Output all the data exactly. Pictures do not belong in the copy.

* begin DATASET SECTION *

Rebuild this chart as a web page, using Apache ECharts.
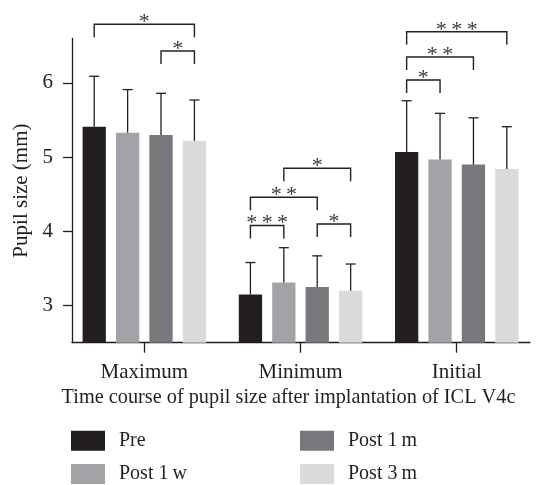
<!DOCTYPE html>
<html><head><meta charset="utf-8">
<script src="https://cdn.jsdelivr.net/npm/echarts@6/dist/echarts.min.js"></script>
<style>html,body{margin:0;padding:0;background:#fff}#c{width:545px;height:485px}</style>
</head><body><div id="c"></div>
<script>
// ---- data ----
const categories = ['Maximum', 'Minimum', 'Initial'];
const groups = ['Pre', 'Post 1\u2009w', 'Post 1\u2009m', 'Post 3\u2009m'];
const preMean    = [5.41, 3.15, 5.07];
const preSD      = [0.68, 0.43, 0.69];
const post1wMean = [5.33, 3.31, 4.97];
const post1wSD   = [0.58, 0.47, 0.62];
const post1mMean = [5.30, 3.25, 4.90];
const post1mSD   = [0.56, 0.42, 0.63];
const post3mMean = [5.22, 3.20, 4.84];
const post3mSD   = [0.55, 0.36, 0.57];
const yTicks = [3, 4, 5, 6];
// significance brackets
const bracketCat   = [0, 0, 1, 1, 1, 1, 2, 2, 2];
const bracketFrom  = [0, 2, 0, 0, 1, 2, 0, 0, 0];
const bracketTo    = [3, 3, 1, 2, 3, 3, 1, 2, 3];
const bracketY     = [6.79, 6.43, 4.08, 4.46, 4.85, 4.10, 6.04, 6.35, 6.69];
const bracketStars = ['*', '*', '*\u2009*\u2009*', '*\u2009*', '*', '*', '*', '*\u2009*', '*\u2009*\u2009*'];

// ---- style / layout ----
const FONT = 'Liberation Serif';
const INK = '#231f20';
const colors = ['#231f20', '#a2a3a6', '#77787b', '#d9dadb'];
const barOffsets = [-0.3207, -0.1069, 0.1069, 0.3207];
const barWidthUnits = 0.149;
const Y_MIN = 2.5, Y_MAX = 6.6;

const means = [preMean, post1wMean, post1mMean, post3mMean];
const sds = [preSD, post1wSD, post1mSD, post3mSD];

function barItem(gi) {
  return function (params, api) {
    const cat = api.value(0), v = api.value(1), sd = api.value(2);
    const xc = cat + barOffsets[gi];
    const top = api.coord([xc, v]);
    const base = api.coord([xc, Y_MIN]);
    const err = api.coord([xc, v + sd]);
    const w = api.size([barWidthUnits, 0])[0];
    return {
      type: 'group',
      children: [
        { type: 'rect', shape: { x: top[0] - w / 2, y: top[1], width: w, height: base[1] - top[1] },
          style: { fill: colors[gi] } },
        { type: 'line', shape: { x1: top[0], y1: top[1], x2: top[0], y2: err[1] },
          style: { stroke: INK, lineWidth: 1.3 } },
        { type: 'line', shape: { x1: top[0] - 5, y1: err[1], x2: top[0] + 5, y2: err[1] },
          style: { stroke: INK, lineWidth: 1.3 } }
      ]
    };
  };
}

const series = groups.map(function (name, gi) {
  return {
    name: name,
    type: 'custom',
    itemStyle: { color: colors[gi] },
    renderItem: barItem(gi),
    encode: { x: 0, y: 1 },
    data: categories.map(function (c, ci) { return [ci, means[gi][ci], sds[gi][ci]]; })
  };
});

series.push({
  name: 'brackets',
  type: 'custom',
  z: 5,
  encode: { x: [0, 1], y: 2 },
  data: bracketCat.map(function (c, i) {
    return [c + barOffsets[bracketFrom[i]], c + barOffsets[bracketTo[i]], bracketY[i]];
  }),
  renderItem: function (params, api) {
    const a = api.coord([api.value(0), api.value(2)]);
    const b = api.coord([api.value(1), api.value(2)]);
    const drop = 13;
    return {
      type: 'group',
      children: [
        { type: 'polyline', shape: { points: [[a[0], a[1] + drop], [a[0], a[1]], [b[0], b[1]], [b[0], b[1] + drop]] },
          style: { stroke: INK, lineWidth: 1.4, fill: null } },
        { type: 'text', x: (a[0] + b[0]) / 2, y: a[1] - 2,
          style: { text: bracketStars[params.dataIndex], font: '22px "' + FONT + '"',
                   fill: '#3a3a3c', align: 'center', verticalAlign: 'middle' } }
      ]
    };
  }
});

const legendCommon = {
  orient: 'vertical', top: 430.7, padding: 0,
  icon: 'rect', itemWidth: 34, itemHeight: 20, itemGap: 13.4,
  textStyle: { fontFamily: FONT, fontSize: 20, lineHeight: 20, color: INK, padding: [0, 0, 0, 9] }
};

const chart = echarts.init(document.getElementById('c'), null, { renderer: 'canvas' });
chart.setOption({
  animation: false,
  backgroundColor: '#fff',
  textStyle: { fontFamily: FONT, color: INK },
  grid: { left: 72, right: 15, top: 38.4, bottom: 142.3, containLabel: false },
  legend: [
    Object.assign({ data: [groups[0], groups[1]], left: 71 }, legendCommon),
    Object.assign({ data: [groups[2], groups[3]], left: 300 }, legendCommon)
  ],
  xAxis: {
    type: 'value', min: -0.463, max: 2.469,
    name: 'Time course of pupil size after implantation of ICL V4c',
    nameLocation: 'middle', nameGap: 29,
    nameTextStyle: { fontFamily: FONT, fontSize: 20.3, color: INK, padding: [0, 25, 0, 0] },
    splitLine: { show: false },
    axisLine: { onZero: false, lineStyle: { color: INK, width: 1.3 } },
    axisTick: { show: true, length: 10, customValues: [0, 1, 2], lineStyle: { color: INK, width: 1.3 } },
    axisLabel: { customValues: [0, 1, 2], margin: 19, fontFamily: FONT, fontSize: 21, color: INK,
      formatter: function (v) { return categories[Math.round(v)]; } }
  },
  yAxis: {
    type: 'value', min: Y_MIN, max: Y_MAX,
    name: 'Pupil size (mm)', nameLocation: 'middle', nameGap: 32, nameRotate: 90,
    nameTextStyle: { fontFamily: FONT, fontSize: 21, color: INK },
    splitLine: { show: false },
    axisLine: { show: true, onZero: false, lineStyle: { color: INK, width: 1.3 } },
    axisTick: { show: true, length: 9, customValues: yTicks, lineStyle: { color: INK, width: 1.3 } },
    axisLabel: { customValues: yTicks, margin: 19, fontFamily: FONT, fontSize: 21, color: INK }
  },
  series: series
});
</script>
</body></html>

* end DATASET SECTION *

** FINAL ANSWER **
Rebuild this chart as a web page, using Apache ECharts.
<!DOCTYPE html>
<html><head><meta charset="utf-8">
<script src="https://cdn.jsdelivr.net/npm/echarts@6/dist/echarts.min.js"></script>
<style>html,body{margin:0;padding:0;background:#fff}#c{width:545px;height:485px}</style>
</head><body><div id="c"></div>
<script>
// ---- data ----
const categories = ['Maximum', 'Minimum', 'Initial'];
const groups = ['Pre', 'Post 1\u2009w', 'Post 1\u2009m', 'Post 3\u2009m'];
const preMean    = [5.41, 3.15, 5.07];
const preSD      = [0.68, 0.43, 0.69];
const post1wMean = [5.33, 3.31, 4.97];
const post1wSD   = [0.58, 0.47, 0.62];
const post1mMean = [5.30, 3.25, 4.90];
const post1mSD   = [0.56, 0.42, 0.63];
const post3mMean = [5.22, 3.20, 4.84];
const post3mSD   = [0.55, 0.36, 0.57];
const yTicks = [3, 4, 5, 6];
// significance brackets
const bracketCat   = [0, 0, 1, 1, 1, 1, 2, 2, 2];
const bracketFrom  = [0, 2, 0, 0, 1, 2, 0, 0, 0];
const bracketTo    = [3, 3, 1, 2, 3, 3, 1, 2, 3];
const bracketY     = [6.79, 6.43, 4.08, 4.46, 4.85, 4.10, 6.04, 6.35, 6.69];
const bracketStars = ['*', '*', '*\u2009*\u2009*', '*\u2009*', '*', '*', '*', '*\u2009*', '*\u2009*\u2009*'];

// ---- style / layout ----
const FONT = 'Liberation Serif';
const INK = '#231f20';
const colors = ['#231f20', '#a2a3a6', '#77787b', '#d9dadb'];
const barOffsets = [-0.3207, -0.1069, 0.1069, 0.3207];
const barWidthUnits = 0.149;
const Y_MIN = 2.5, Y_MAX = 6.6;

const means = [preMean, post1wMean, post1mMean, post3mMean];
const sds = [preSD, post1wSD, post1mSD, post3mSD];

function barItem(gi) {
  return function (params, api) {
    const cat = api.value(0), v = api.value(1), sd = api.value(2);
    const xc = cat + barOffsets[gi];
    const top = api.coord([xc, v]);
    const base = api.coord([xc, Y_MIN]);
    const err = api.coord([xc, v + sd]);
    const w = api.size([barWidthUnits, 0])[0];
    return {
      type: 'group',
      children: [
        { type: 'rect', shape: { x: top[0] - w / 2, y: top[1], width: w, height: base[1] - top[1] },
          style: { fill: colors[gi] } },
        { type: 'line', shape: { x1: top[0], y1: top[1], x2: top[0], y2: err[1] },
          style: { stroke: INK, lineWidth: 1.3 } },
        { type: 'line', shape: { x1: top[0] - 5, y1: err[1], x2: top[0] + 5, y2: err[1] },
          style: { stroke: INK, lineWidth: 1.3 } }
      ]
    };
  };
}

const series = groups.map(function (name, gi) {
  return {
    name: name,
    type: 'custom',
    itemStyle: { color: colors[gi] },
    renderItem: barItem(gi),
    encode: { x: 0, y: 1 },
    data: categories.map(function (c, ci) { return [ci, means[gi][ci], sds[gi][ci]]; })
  };
});

series.push({
  name: 'brackets',
  type: 'custom',
  z: 5,
  encode: { x: [0, 1], y: 2 },
  data: bracketCat.map(function (c, i) {
    return [c + barOffsets[bracketFrom[i]], c + barOffsets[bracketTo[i]], bracketY[i]];
  }),
  renderItem: function (params, api) {
    const a = api.coord([api.value(0), api.value(2)]);
    const b = api.coord([api.value(1), api.value(2)]);
    const drop = 13;
    return {
      type: 'group',
      children: [
        { type: 'polyline', shape: { points: [[a[0], a[1] + drop], [a[0], a[1]], [b[0], b[1]], [b[0], b[1] + drop]] },
          style: { stroke: INK, lineWidth: 1.4, fill: null } },
        { type: 'text', x: (a[0] + b[0]) / 2, y: a[1] - 2,
          style: { text: bracketStars[params.dataIndex], font: '22px "' + FONT + '"',
                   fill: '#3a3a3c', align: 'center', verticalAlign: 'middle' } }
      ]
    };
  }
});

const legendCommon = {
  orient: 'vertical', top: 430.7, padding: 0,
  icon: 'rect', itemWidth: 34, itemHeight: 20, itemGap: 13.4,
  textStyle: { fontFamily: FONT, fontSize: 20, lineHeight: 20, color: INK, padding: [0, 0, 0, 9] }
};

const chart = echarts.init(document.getElementById('c'), null, { renderer: 'canvas' });
chart.setOption({
  animation: false,
  backgroundColor: '#fff',
  textStyle: { fontFamily: FONT, color: INK },
  grid: { left: 72, right: 15, top: 38.4, bottom: 142.3, containLabel: false },
  legend: [
    Object.assign({ data: [groups[0], groups[1]], left: 71 }, legendCommon),
    Object.assign({ data: [groups[2], groups[3]], left: 300 }, legendCommon)
  ],
  xAxis: {
    type: 'value', min: -0.463, max: 2.469,
    name: 'Time course of pupil size after implantation of ICL V4c',
    nameLocation: 'middle', nameGap: 29,
    nameTextStyle: { fontFamily: FONT, fontSize: 20.3, color: INK, padding: [0, 25, 0, 0] },
    splitLine: { show: false },
    axisLine: { onZero: false, lineStyle: { color: INK, width: 1.3 } },
    axisTick: { show: true, length: 10, customValues: [0, 1, 2], lineStyle: { color: INK, width: 1.3 } },
    axisLabel: { customValues: [0, 1, 2], margin: 19, fontFamily: FONT, fontSize: 21, color: INK,
      formatter: function (v) { return categories[Math.round(v)]; } }
  },
  yAxis: {
    type: 'value', min: Y_MIN, max: Y_MAX,
    name: 'Pupil size (mm)', nameLocation: 'middle', nameGap: 32, nameRotate: 90,
    nameTextStyle: { fontFamily: FONT, fontSize: 21, color: INK },
    splitLine: { show: false },
    axisLine: { show: true, onZero: false, lineStyle: { color: INK, width: 1.3 } },
    axisTick: { show: true, length: 9, customValues: yTicks, lineStyle: { color: INK, width: 1.3 } },
    axisLabel: { customValues: yTicks, margin: 19, fontFamily: FONT, fontSize: 21, color: INK }
  },
  series: series
});
</script>
</body></html>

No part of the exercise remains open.